— Start PROVIDED MATERIAL —
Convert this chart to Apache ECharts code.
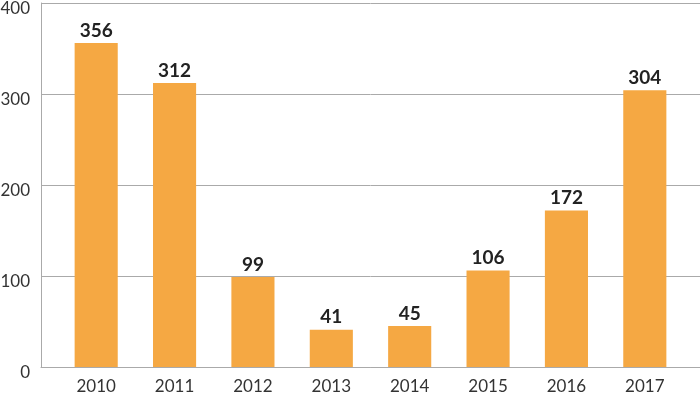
<!DOCTYPE html>
<html>
<head>
<meta charset="utf-8">
<script src="https://cdn.jsdelivr.net/npm/echarts@6/dist/echarts.min.js"></script>
<style>
  html, body { margin: 0; padding: 0; background: #fff; }
  #chart { width: 700px; height: 399px; }
</style>
</head>
<body>
<div id="chart"></div>
<script>
const years = ['2010', '2011', '2012', '2013', '2014', '2015', '2016', '2017']
const counts = [356, 312, 99, 41, 45, 106, 172, 304]
const yTicks = [0, 100, 200, 300, 400]

const font = 'Lato, "Noto Sans", sans-serif'
const chart = echarts.init(document.getElementById('chart'))

chart.setOption({
  animation: false,
  grid: [
    { left: 41, right: 0, top: 3, bottom: 32, outerBoundsMode: 'none', containLabel: false },
    { left: 57, right: 16, top: 3, bottom: 32, outerBoundsMode: 'none', containLabel: false },
  ],
  xAxis: [
    {
      gridIndex: 0,
      type: 'category',
      data: [''],
      axisLine: { lineStyle: { color: '#aaaaaa', width: 1 } },
      axisTick: { show: false },
      axisLabel: { show: false },
    },
    {
      gridIndex: 1,
      type: 'category',
      data: years,
      axisLine: { show: false },
      axisTick: { show: false },
      axisLabel: {
        color: '#333',
        fontFamily: font,
        fontSize: 17,
        margin: 11,
      },
    },
  ],
  yAxis: [
    {
      gridIndex: 0,
      type: 'value',
      min: yTicks[0],
      max: yTicks[yTicks.length - 1],
      interval: 100,
      axisLine: { show: true, lineStyle: { color: '#aaaaaa', width: 1 } },
      axisTick: { show: false },
      splitLine: { lineStyle: { color: '#aaaaaa', width: 1 } },
      axisLabel: {
        color: '#333',
        fontFamily: font,
        fontSize: 17,
        margin: 11,
        verticalAlign: 'top',
        lineHeight: 12,
      },
    },
    {
      gridIndex: 1,
      type: 'value',
      min: yTicks[0],
      max: yTicks[yTicks.length - 1],
      show: false,
      splitLine: { show: false },
    },
  ],
  series: [
    {
      type: 'bar',
      xAxisIndex: 1,
      yAxisIndex: 1,
      data: counts,
      barWidth: '55%',
      itemStyle: { color: '#f5a843' },
      label: {
        show: true,
        position: 'top',
        distance: 3,
        color: '#222',
        fontFamily: font,
        fontWeight: 'bold',
        fontSize: 19,
      },
    },
  ],
})
</script>
</body>
</html>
— End PROVIDED MATERIAL —
Repeat the data exactly, without the pictures.

Convert this chart to Apache ECharts code.
<!DOCTYPE html>
<html>
<head>
<meta charset="utf-8">
<script src="https://cdn.jsdelivr.net/npm/echarts@6/dist/echarts.min.js"></script>
<style>
  html, body { margin: 0; padding: 0; background: #fff; }
  #chart { width: 700px; height: 399px; }
</style>
</head>
<body>
<div id="chart"></div>
<script>
const years = ['2010', '2011', '2012', '2013', '2014', '2015', '2016', '2017']
const counts = [356, 312, 99, 41, 45, 106, 172, 304]
const yTicks = [0, 100, 200, 300, 400]

const font = 'Lato, "Noto Sans", sans-serif'
const chart = echarts.init(document.getElementById('chart'))

chart.setOption({
  animation: false,
  grid: [
    { left: 41, right: 0, top: 3, bottom: 32, outerBoundsMode: 'none', containLabel: false },
    { left: 57, right: 16, top: 3, bottom: 32, outerBoundsMode: 'none', containLabel: false },
  ],
  xAxis: [
    {
      gridIndex: 0,
      type: 'category',
      data: [''],
      axisLine: { lineStyle: { color: '#aaaaaa', width: 1 } },
      axisTick: { show: false },
      axisLabel: { show: false },
    },
    {
      gridIndex: 1,
      type: 'category',
      data: years,
      axisLine: { show: false },
      axisTick: { show: false },
      axisLabel: {
        color: '#333',
        fontFamily: font,
        fontSize: 17,
        margin: 11,
      },
    },
  ],
  yAxis: [
    {
      gridIndex: 0,
      type: 'value',
      min: yTicks[0],
      max: yTicks[yTicks.length - 1],
      interval: 100,
      axisLine: { show: true, lineStyle: { color: '#aaaaaa', width: 1 } },
      axisTick: { show: false },
      splitLine: { lineStyle: { color: '#aaaaaa', width: 1 } },
      axisLabel: {
        color: '#333',
        fontFamily: font,
        fontSize: 17,
        margin: 11,
        verticalAlign: 'top',
        lineHeight: 12,
      },
    },
    {
      gridIndex: 1,
      type: 'value',
      min: yTicks[0],
      max: yTicks[yTicks.length - 1],
      show: false,
      splitLine: { show: false },
    },
  ],
  series: [
    {
      type: 'bar',
      xAxisIndex: 1,
      yAxisIndex: 1,
      data: counts,
      barWidth: '55%',
      itemStyle: { color: '#f5a843' },
      label: {
        show: true,
        position: 'top',
        distance: 3,
        color: '#222',
        fontFamily: font,
        fontWeight: 'bold',
        fontSize: 19,
      },
    },
  ],
})
</script>
</body>
</html>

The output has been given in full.